Born in 1947 in Hopewell Street at the bottom of the Shankill Road, Helen remembers the late 1960s and the first time that real “trouble” started on the Shankill Road, with rioting and flares being shot into the air.
“I was getting the baby ready for bed when my mum and my aunt Annie came up, they were worried about me and they said ‘listen come down to our house so we are all together, a guy from the Shankill Road was shot that night”.
As the Troubles worsened more soldiers were walking the streets, Helen remembers the first time she saw soldiers.
“My husband’s family lived in Dover Street and that’s where we first saw the soldiers. We were welcoming them in because we didn’t want any trouble, but we thought they would be away home the next week”.
“I didn’t really know what was happening in the political world, I was apolitical”.
By the early 1970s the atmosphere in Belfast was leading to much fear and apprehension.
“It was awful to tell you the truth, there was a period in my life when I just decided I wasn’t going to go into the town at all, I didn’t want to pass a parked car, it was frightening.”
During the redevelopment of the Shankill many families were being moved to other locations. When Helen moved with her family to the Glencairn estate in North Belfast, she noticed the heating system in the new houses was not finished.
“So this is when I thought, we’re going to have to do something about this, I think that was the first community objective that I thought we could do something about”.

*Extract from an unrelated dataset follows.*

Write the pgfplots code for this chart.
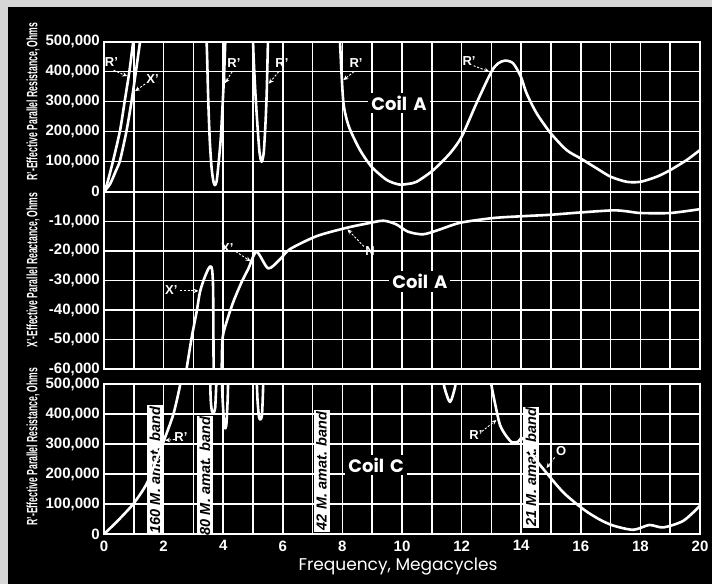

In 1974 a group was formed the Glencairn Residents Association, to lobby for change in the poor housing conditions.
Helen was later involved in the Peace People as well as initiatives to try and make Glencairn a better, safer place.
One day listening to the radio she heard Betty Williams talking about children and their mother who had been run over by a car. The driver had been shot by the British authorities at a check point. Betty was at the scene and helped the children and their mother, but later the children died.
“Betty was in the same frame of mind as what we would have been and the people in Glencairn would have been, we have to do something to stop this, this is madness, it’s all getting out of control”.
Helen attended a march on the Andersontown Road. The march led to the formation of the Peace People. Helen would continue to attend every march and protest.
In the late seventies, Glencairn had a poor reputation and was seen as a ‘no go area’ for the police. A petition was completed to inform the police that the residents were not going to stand by and ignore the increasing violence in the estate. Eventually the police did come back to police the area.
By the early 1980s Helen applied for a job at the Glencairn Community Development Association.
“By then I was able to get to grips with what was needed to be done”
She was successful and proceeded to help make many improvements in the Glencairn estate.
In 2001 Helen moved briefly to Turkey but came back to Belfast.
“We lived on a beach but it was good to come back home”
Helen still supports her community today. It is a community that has seen many changes. The Glencairn estate experienced very bleak periods during the Troubles, but Helen and fellow residents were determined to improve their lives and the live of others.
“Hard times do bring people together, you find it brings out the best in people or it can bring out the worst on people but I always found there were really good sorts in the Glencairn.”